パーソナルカラーの「サマータイプ」は「ブルーベース」なので、ファンデーションは黄色系ではなく、ピンク系が似合う色だと教えて頂きました。それまで、ピンク系のファンデーションは色白の方が使う物だと思っていて、私は特に色白というわけではないので驚きました。
私が使っているファンデーションは、オーガニックコスメの『24hコスメ』なのですが、自分の手持ちのファンデーションが黄色系だということが分かり、色味に少しの違和感も抱いていたため、ピンク系へ変更することにしました。
結果、ピンク系のほうが確かにしっくりときたので、メイクのパーソナルカラー講座もとても役に立ちました。
「色」を見るカードゲーム
服とメイクの講義以外に、カードゲームを用いて色を見る練習をしました。
服、バッグ、靴、小物という、ファッション用品の写真が貼ってあるカードを机いっぱいに広げて、それぞれがイエローベースかブルーベースなのかを見分けて分類していきます。3人で相談しながらするのですが、普段「赤」だ、「青」だと何気なく見ている服やバッグも、これだけまとめてみると、同じ「赤」でも色味が違うことがよく分かります。
中には難しくて判断できない物もあったのですが、頭を使いながら色をじっくり見極めていくこのゲームはとても楽しかったです。
1度体験しただけですが、講座が終了したあとに、今まで何気なく見ていた街中や家の中にある色も、視点が変わって見えました。毎日継続すると、色を見極めるチカラがつくのだろうなと思いました。
全2回のパーソナルカラー講座でしたが、自分に似合う色だけでなく、世の中にある色の見方までも変わってしまうぐらいの、とても価値のある講座でした。

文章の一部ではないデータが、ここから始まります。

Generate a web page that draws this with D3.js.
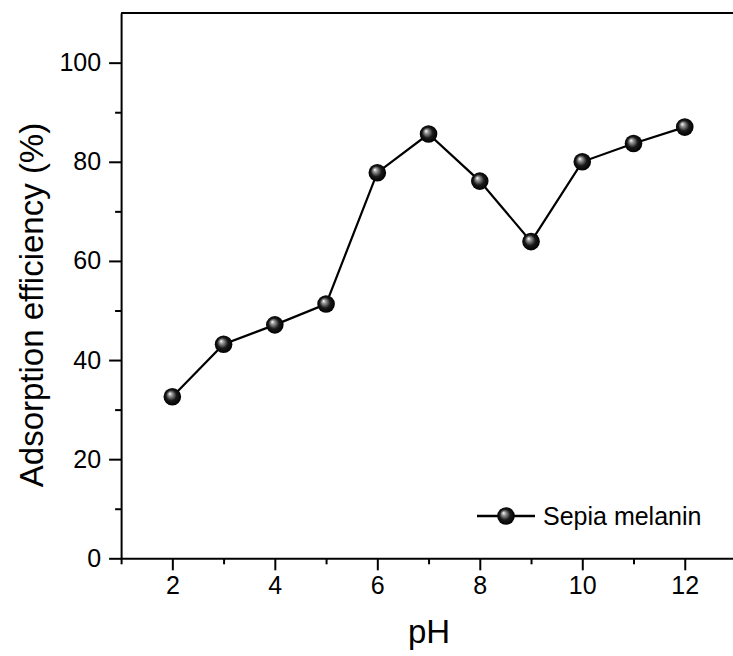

一緒に参加した他の2名は、明るい色の服を着て、教わった似合う色のメイクが完成した時、最初にお会いした時とは別人のようにお綺麗になっていました。
先生も、「是非、今からお母様とお会いになってください」と、最初の自己紹介で『母からもっと明るい服を着たら?と言われる』という主婦の方におっしゃっていたほどです。
人の印象は、最初の数秒単位という短い時間で決まり、第一印象は視覚からの情報が大きな割合を占めるとも言われています。自分に似合う色を知ることで、自分の気分が上がるだけではなく、他人にも好印象となればなお嬉しいものですね。